After going through this mighty book a time or two, your attention might be drawn to the names on the cover. Brian Froud is one of them, and he went on after this book to help make movies ("The Dark Crystal" and "Labyrinth") and make more books (some with the help of Terry Jones, like "Lady Cottington's Pressed Fairy Book" and "The Goblin Companion: A Field Guide to Goblins"). Alan Lee is the other, and he went on to do cover illustrations for "The Lord of the Rings" that wound up becoming the definitive art for the movies. You might smile when you see them, and know hat anyone who saw this book before seeing any of those other things was in on the great secret about what those two can do, and if you get the book, you'll be in on it too.

Rating: 5 stars
Summary: Beautiful and Inspiring
Review: Faeries, like the creatures it tries to describe, is hard to classify.
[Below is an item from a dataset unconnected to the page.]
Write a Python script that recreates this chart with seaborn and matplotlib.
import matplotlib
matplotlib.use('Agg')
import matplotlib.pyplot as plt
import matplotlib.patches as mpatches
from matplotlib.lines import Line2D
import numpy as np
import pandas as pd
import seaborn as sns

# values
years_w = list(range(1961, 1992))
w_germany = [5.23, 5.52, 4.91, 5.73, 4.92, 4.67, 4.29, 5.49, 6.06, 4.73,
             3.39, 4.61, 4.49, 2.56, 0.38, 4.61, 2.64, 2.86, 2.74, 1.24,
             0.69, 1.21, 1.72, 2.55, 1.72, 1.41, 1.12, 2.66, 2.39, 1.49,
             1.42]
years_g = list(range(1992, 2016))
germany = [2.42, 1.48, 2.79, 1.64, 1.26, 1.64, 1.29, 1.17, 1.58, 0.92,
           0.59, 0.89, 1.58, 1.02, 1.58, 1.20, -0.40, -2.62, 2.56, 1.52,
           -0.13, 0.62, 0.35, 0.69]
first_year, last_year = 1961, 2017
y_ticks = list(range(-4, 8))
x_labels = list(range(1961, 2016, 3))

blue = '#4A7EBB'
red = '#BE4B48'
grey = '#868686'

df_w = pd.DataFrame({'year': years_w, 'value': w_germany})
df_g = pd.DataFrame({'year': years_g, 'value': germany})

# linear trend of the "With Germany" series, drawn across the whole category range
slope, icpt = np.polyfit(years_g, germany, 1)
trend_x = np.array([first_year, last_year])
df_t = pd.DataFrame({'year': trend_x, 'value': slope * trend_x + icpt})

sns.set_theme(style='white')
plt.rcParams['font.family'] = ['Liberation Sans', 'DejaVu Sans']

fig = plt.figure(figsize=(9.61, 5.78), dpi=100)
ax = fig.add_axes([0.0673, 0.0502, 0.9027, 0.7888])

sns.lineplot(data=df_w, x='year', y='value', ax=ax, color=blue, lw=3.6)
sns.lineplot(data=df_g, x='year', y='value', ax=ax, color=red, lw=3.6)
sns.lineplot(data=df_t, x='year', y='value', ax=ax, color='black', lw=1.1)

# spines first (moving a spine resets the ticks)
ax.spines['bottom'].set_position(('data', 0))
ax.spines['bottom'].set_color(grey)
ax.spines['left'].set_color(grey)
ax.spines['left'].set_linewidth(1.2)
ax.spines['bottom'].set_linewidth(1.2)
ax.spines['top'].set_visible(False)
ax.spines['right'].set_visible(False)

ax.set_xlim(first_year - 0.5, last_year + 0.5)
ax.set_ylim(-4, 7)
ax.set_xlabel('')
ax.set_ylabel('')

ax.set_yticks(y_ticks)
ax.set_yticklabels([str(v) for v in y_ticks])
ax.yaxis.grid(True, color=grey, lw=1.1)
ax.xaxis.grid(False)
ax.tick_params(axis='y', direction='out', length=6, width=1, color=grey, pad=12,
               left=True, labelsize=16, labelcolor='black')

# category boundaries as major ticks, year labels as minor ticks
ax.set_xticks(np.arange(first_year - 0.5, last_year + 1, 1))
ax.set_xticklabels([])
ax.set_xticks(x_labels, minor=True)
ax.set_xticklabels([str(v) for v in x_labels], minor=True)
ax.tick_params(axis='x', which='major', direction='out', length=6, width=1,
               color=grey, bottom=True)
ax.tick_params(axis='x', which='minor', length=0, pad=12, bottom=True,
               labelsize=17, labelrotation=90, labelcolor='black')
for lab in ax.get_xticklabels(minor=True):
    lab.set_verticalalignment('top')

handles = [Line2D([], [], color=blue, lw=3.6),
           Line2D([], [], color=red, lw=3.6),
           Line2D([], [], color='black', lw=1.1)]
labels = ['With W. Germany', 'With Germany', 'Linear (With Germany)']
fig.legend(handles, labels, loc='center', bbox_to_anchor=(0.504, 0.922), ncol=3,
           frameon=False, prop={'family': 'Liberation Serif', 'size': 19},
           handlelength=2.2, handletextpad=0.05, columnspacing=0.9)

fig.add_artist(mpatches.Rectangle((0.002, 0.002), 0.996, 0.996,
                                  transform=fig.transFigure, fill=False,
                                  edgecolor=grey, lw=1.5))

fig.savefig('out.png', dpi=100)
Pick it up - it's a large, solid, beautifully bound coffeetable book for coffeetables you've no intention on putting drinks on - and flip through it once and you'll see fantasy art that beautifully captures the otherworldly-yet-very-familiar nature of its subject matter. Perhaps some of it will look familiar, as the art from Faeries has been used in many places and set the trends that other fantasy artists now follow.
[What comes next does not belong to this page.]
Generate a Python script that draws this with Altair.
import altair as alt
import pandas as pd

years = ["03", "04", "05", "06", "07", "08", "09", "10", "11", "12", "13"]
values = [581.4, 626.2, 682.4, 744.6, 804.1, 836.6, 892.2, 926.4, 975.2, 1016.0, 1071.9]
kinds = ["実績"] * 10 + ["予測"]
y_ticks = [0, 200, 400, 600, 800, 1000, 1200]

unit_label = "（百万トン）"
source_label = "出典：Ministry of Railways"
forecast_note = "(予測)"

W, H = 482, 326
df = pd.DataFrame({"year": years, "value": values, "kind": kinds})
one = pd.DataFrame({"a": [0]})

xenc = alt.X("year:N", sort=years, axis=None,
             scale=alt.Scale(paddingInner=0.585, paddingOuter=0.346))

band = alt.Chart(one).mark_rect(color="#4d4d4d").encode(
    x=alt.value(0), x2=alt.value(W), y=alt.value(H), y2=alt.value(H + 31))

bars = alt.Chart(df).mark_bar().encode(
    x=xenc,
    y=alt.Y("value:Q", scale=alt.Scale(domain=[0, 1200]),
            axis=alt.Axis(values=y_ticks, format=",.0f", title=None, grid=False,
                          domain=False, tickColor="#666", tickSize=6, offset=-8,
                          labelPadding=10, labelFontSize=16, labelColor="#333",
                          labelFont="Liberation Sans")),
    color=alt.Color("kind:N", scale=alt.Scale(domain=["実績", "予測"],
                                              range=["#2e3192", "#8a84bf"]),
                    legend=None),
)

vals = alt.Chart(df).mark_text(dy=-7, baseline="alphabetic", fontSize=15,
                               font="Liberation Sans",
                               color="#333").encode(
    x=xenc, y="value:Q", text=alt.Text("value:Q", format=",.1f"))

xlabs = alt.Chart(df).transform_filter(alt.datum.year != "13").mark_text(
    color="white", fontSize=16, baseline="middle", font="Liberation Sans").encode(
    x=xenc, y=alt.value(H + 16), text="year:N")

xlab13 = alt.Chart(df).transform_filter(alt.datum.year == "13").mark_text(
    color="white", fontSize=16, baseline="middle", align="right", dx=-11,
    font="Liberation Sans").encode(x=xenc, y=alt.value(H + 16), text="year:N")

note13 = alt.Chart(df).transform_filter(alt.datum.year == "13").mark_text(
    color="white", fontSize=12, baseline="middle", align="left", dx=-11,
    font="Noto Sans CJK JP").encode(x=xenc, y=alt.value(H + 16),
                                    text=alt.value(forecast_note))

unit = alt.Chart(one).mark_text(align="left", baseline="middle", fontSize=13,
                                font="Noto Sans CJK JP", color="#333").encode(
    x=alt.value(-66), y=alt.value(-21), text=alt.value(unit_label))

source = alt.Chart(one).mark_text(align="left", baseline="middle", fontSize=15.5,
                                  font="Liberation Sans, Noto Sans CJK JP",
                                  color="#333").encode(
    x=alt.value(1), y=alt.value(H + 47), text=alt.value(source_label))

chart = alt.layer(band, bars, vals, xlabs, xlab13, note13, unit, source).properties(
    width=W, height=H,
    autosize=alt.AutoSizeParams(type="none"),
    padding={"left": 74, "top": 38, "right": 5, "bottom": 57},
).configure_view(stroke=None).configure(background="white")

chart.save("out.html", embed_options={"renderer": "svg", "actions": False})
Pick it up later and you'll notice text. Words. Stories, in unobtrusive print that is big enough to be nicely readable but cunningly placed to make sure the art has gotten your full attention before you do any reading. The words retell key sections of faerie lore and elucidate faerie etiquette and the polymorphic nature of these beings.

The subject matter is not sugar-coated or Bowlderized as if for children, but treated with the reverence and respect due to stories that have survived numerous invasions, migrations, and changes in the dominant religion. These are hardy stories, hearty stories that have lived for longer than any of us and that will outlive us all. These are stories and works of art that can be nourishing, that can enrich and enliven like a thick hearty soup on a cold day and refresh like a crisp cool drink on a hot one.
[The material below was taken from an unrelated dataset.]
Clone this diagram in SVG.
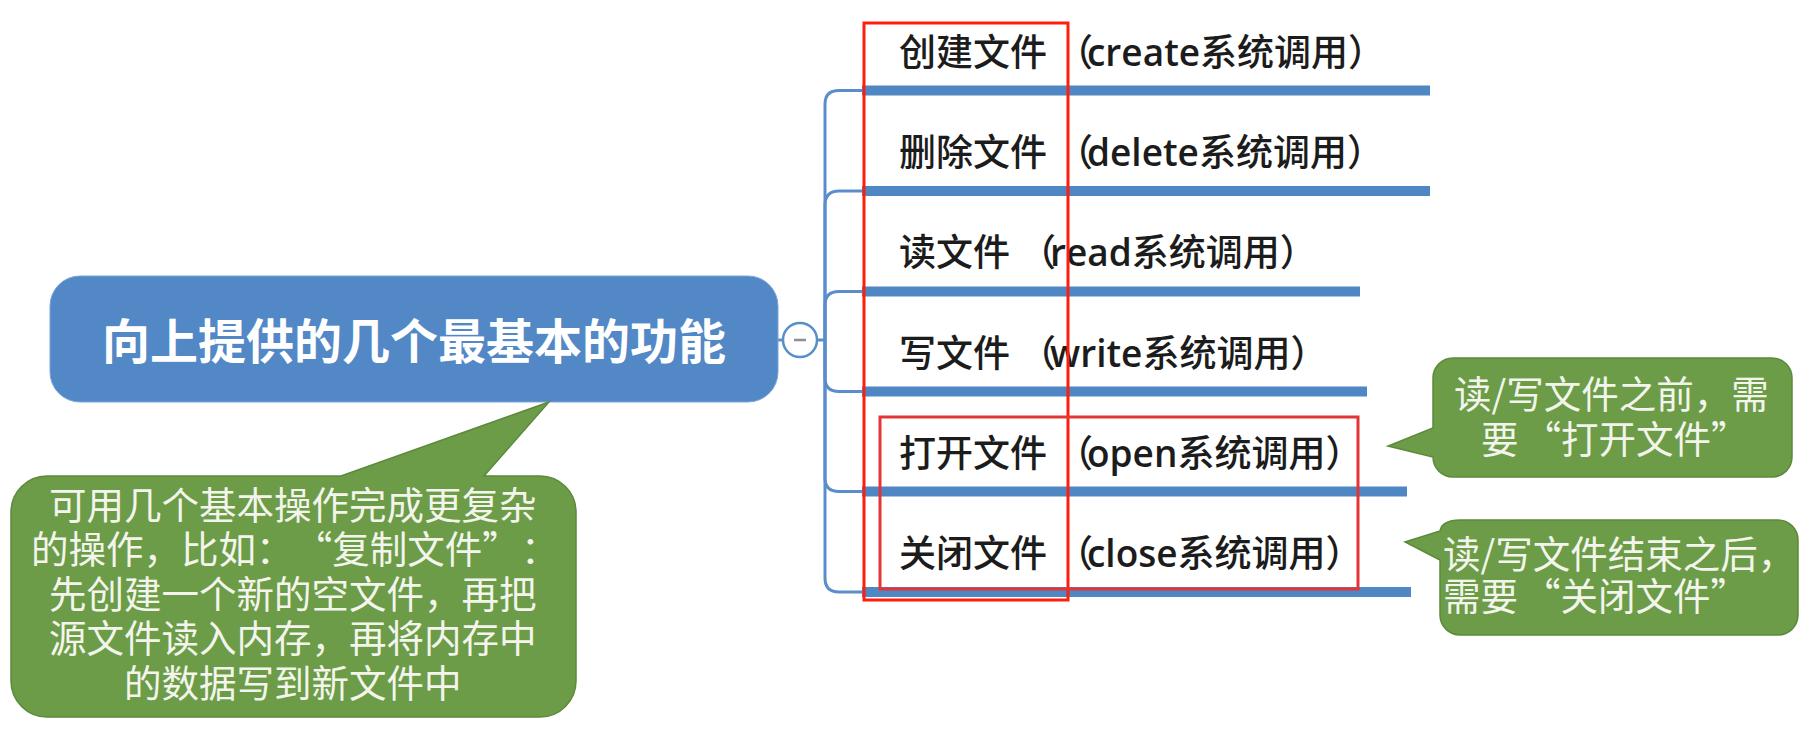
<svg xmlns="http://www.w3.org/2000/svg" width="1801" height="730" viewBox="0 0 1801 730">
<style>
.bg{fill:#ffffff}
.bar{fill:#4f86c4}
.link{fill:none;stroke:#5a8ecb;stroke-width:3}
.lbl{font-family:"Noto Sans CJK SC","Noto Sans",sans-serif;font-size:37px;font-weight:500;fill:#1c1c1c}
.lat{font-family:"Open Sans","Noto Sans",sans-serif;font-weight:600}
.main{font-family:"Noto Sans CJK SC","Noto Sans",sans-serif;font-size:48px;font-weight:bold;fill:#ffffff}
.callout{fill:#6c9c48;stroke:#5b8a3a;stroke-width:1.5}
.ct{font-family:"Noto Sans CJK SC","Noto Sans",sans-serif;font-size:37.5px;fill:#f3f5ec}
.redA{fill:none;stroke:#ff1e0e;stroke-width:3}
.redB{fill:none;stroke:#e53434;stroke-width:3}
</style>
<rect class="bg" x="0" y="0" width="1801" height="730"/>

<g id="connectors">
  <path class="link" d="M778,340 H783"/>
  <path class="link" d="M817,340 H825"/>
  <path class="link" d="M825,340 V104 Q825,90.5 839,90.5 H864"/>
  <path class="link" d="M825,340 V205 Q825,191 839,191 H864"/>
  <path class="link" d="M825,340 V305 Q825,291.5 839,291.5 H864"/>
  <path class="link" d="M825,340 V378 Q825,391.5 839,391.5 H864"/>
  <path class="link" d="M825,340 V478 Q825,491.5 839,491.5 H864"/>
  <path class="link" d="M825,340 V578 Q825,592 839,592 H864"/>
</g>

<g id="root">
  <rect x="50" y="276" width="728" height="126" rx="30" ry="30" fill="#5288c6" stroke="#7aa6d8" stroke-width="1"/>
  <text class="main" x="414" y="359" text-anchor="middle">向上提供的几个最基本的功能</text>
</g>

<g id="collapse">
  <circle cx="800" cy="340" r="17" fill="#ffffff" stroke="#5a8ecb" stroke-width="2.5"/>
  <line x1="794" y1="340" x2="806" y2="340" stroke="#8a8f99" stroke-width="2.5"/>
</g>

<g id="n1">
  <rect class="bar" x="862" y="85.5" width="568" height="10"/>
  <text class="lbl" x="899" y="66">创建文件<tspan dx="9">（</tspan><tspan class="lat" dx="-6">create</tspan>系统调用）</text>
</g>
<g id="n2">
  <rect class="bar" x="862" y="186" width="568" height="10"/>
  <text class="lbl" x="899" y="166">删除文件<tspan dx="9">（</tspan><tspan class="lat" dx="-6">delete</tspan>系统调用）</text>
</g>
<g id="n3">
  <rect class="bar" x="862" y="286.5" width="498" height="10"/>
  <text class="lbl" x="899" y="266">读文件<tspan dx="9">（</tspan><tspan class="lat" dx="-6">read</tspan>系统调用）</text>
</g>
<g id="n4">
  <rect class="bar" x="862" y="386.5" width="505" height="10"/>
  <text class="lbl" x="899" y="367">写文件<tspan dx="9">（</tspan><tspan class="lat" dx="-6">write</tspan>系统调用）</text>
</g>
<g id="n5">
  <rect class="bar" x="862" y="486.5" width="545" height="10"/>
  <text class="lbl" x="899" y="467">打开文件<tspan dx="9">（</tspan><tspan class="lat" dx="-6">open</tspan>系统调用）</text>
</g>
<g id="n6">
  <rect class="bar" x="862" y="587" width="549" height="10"/>
  <text class="lbl" x="899" y="567">关闭文件<tspan dx="9">（</tspan><tspan class="lat" dx="-6">close</tspan>系统调用）</text>
</g>

<g id="highlight-names">
  <rect class="redA" x="864" y="23" width="204" height="577"/>
</g>
<g id="highlight-open-close">
  <rect class="redB" x="880" y="417" width="478" height="172"/>
</g>

<g id="note-main">
  <path class="callout" d="M47,476 H341 L549,402 L484,476 H540 A36,36 0 0 1 576,512 V681 A36,36 0 0 1 540,717 H47 A36,36 0 0 1 11,681 V512 A36,36 0 0 1 47,476 Z"/>
  <text class="ct">
    <tspan x="49" y="519">可用几个基本操作完成更复杂</tspan>
    <tspan x="31" y="563">的操作，比如：<tspan dx="20">“</tspan>复制文件”<tspan dx="20">：</tspan></tspan>
    <tspan x="49" y="608">先创建一个新的空文件，再把</tspan>
    <tspan x="49" y="652">源文件读入内存，再将内存中</tspan>
    <tspan x="124" y="697">的数据写到新文件中</tspan>
  </text>
</g>

<g id="note-open">
  <path class="callout" d="M1453,358 H1772 A20,20 0 0 1 1792,378 V457 A20,20 0 0 1 1772,477 H1453 A20,20 0 0 1 1433,457 L1388,446 L1433,428 V378 A20,20 0 0 1 1453,358 Z"/>
  <text class="ct">
    <tspan x="1454" y="408">读/写文件之前，需</tspan>
    <tspan x="1481" y="453">要<tspan dx="5">“</tspan>打开文件”</tspan>
  </text>
</g>

<g id="note-close">
  <path class="callout" d="M1460,520 H1778 A20,20 0 0 1 1798,540 V615 A20,20 0 0 1 1778,635 H1460 A20,20 0 0 1 1440,615 V560 L1405,542 L1440,531 Q1442,520 1460,520 Z"/>
  <text class="ct">
    <tspan x="1443" y="568">读/写文件结束之后，</tspan>
    <tspan x="1443" y="610">需要<tspan dx="5">“</tspan>关闭文件”</tspan>
  </text>
</g>
</svg>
After going through this mighty book a time or two, your attention might be drawn to the names on the cover. Brian Froud is one of them, and he went on after this book to help make movies ("The Dark Crystal" and "Labyrinth") and make more books (some with the help of Terry Jones, like "Lady Cottington's Pressed Fairy Book" and "The Goblin Companion: A Field Guide to Goblins"). Alan Lee is the other, and he went on to do cover illustrations for "The Lord of the Rings" that wound up becoming the definitive art for the movies. You might smile when you see them, and know hat anyone who saw this book before seeing any of those other things was in on the great secret about what those two can do, and if you get the book, you'll be in on it too.

Rating: 5 stars
Summary: At the turn of a page, and through the faerie veil..
Review: Float on the wings of a faerie, to a land that has existed for an eternity, and that will exist for eternities to come. Brian Froud and Alan Lee have created a marvelous book that weaves a magical tapestry about the reader, and won't let them go until the book is through with them! A perfect blending of typed and hand-written texts, and many differing styles of artwork help to make this volume a captivating sourcebook for lovers of the fae and light hearts everywhere! Colorful, richly drawn canvases reach out to the viewer to entrance them and hold them in the faerie world these two gentlemen speak so ellequently about. The combination of lovely prose, great sections of written verses and blurbs, and staggeringly beautiful, (and sometimes staggeringly jarring,) artwork make this book a true transportation device. Straight past the walls of reality and through the veils of the Enchanted World! I would recommend it to anyone with a free spirit, a grand imagination, and especially to someone who needs

Rating: 5 stars
Summary: Amazing Fairies!!!
Review: Great reads! You've gotta love this amazing book and it is a treasure to cherish. All those marvellous pictures and drawings. It is clear as to why Brian Froud has got such a huge following. HIs art is smashing! I love it, i love it! It comes with accurate descritions of each fairy and it is worth spending hours tucked up in bed and just basking in the joy of the book. It is fab!

Rating: 5 stars
Summary: Faeries of all shapes and dimensions!
Review: I absolutely loved this book and I hope you read it too

Rating: 5 stars
Summary: Lovin' thhhisss awesome book
Review: I am 15 years of age and I absolutelly LOVE this book. The illustraations are some of the most beautiful I've seen in my short life. This is a great book if you are into all of the magical, mystical things of the universe, or, if you just like to learn about other cultures. Or, even if you just want to dress as one in this year's Renasance festival. It even tells you how to be protected from faeries. I'm lovin' this book!

Rating: 5 stars
Summary: fisrt real look into faeries, good and bad
Review: I first found this book in thge sci-fi section of my local bookstore, I had seen the cartoon short based on this book and I was interested in the what the book was like. I paged through it thinking it would be a well illustrated tolkien like story, like the animated version. Then after looking through about half a page I was hooked, I couldn't put it down, I stoped reading when the store was closed and the checkout clerk forced the book from my hands, two days later I was back with the price of the book in my wallet. This was the first book I had ever read that actually talked about the evil, dark faeries that your childhood storybooks never talk about, like redcaps, and the unseelie court. I have read this book cover-to-cover several times and I am still finding things in some of the illustrations I hadn't noticed before. If your interested by this book, get yourself a copy of the animated version.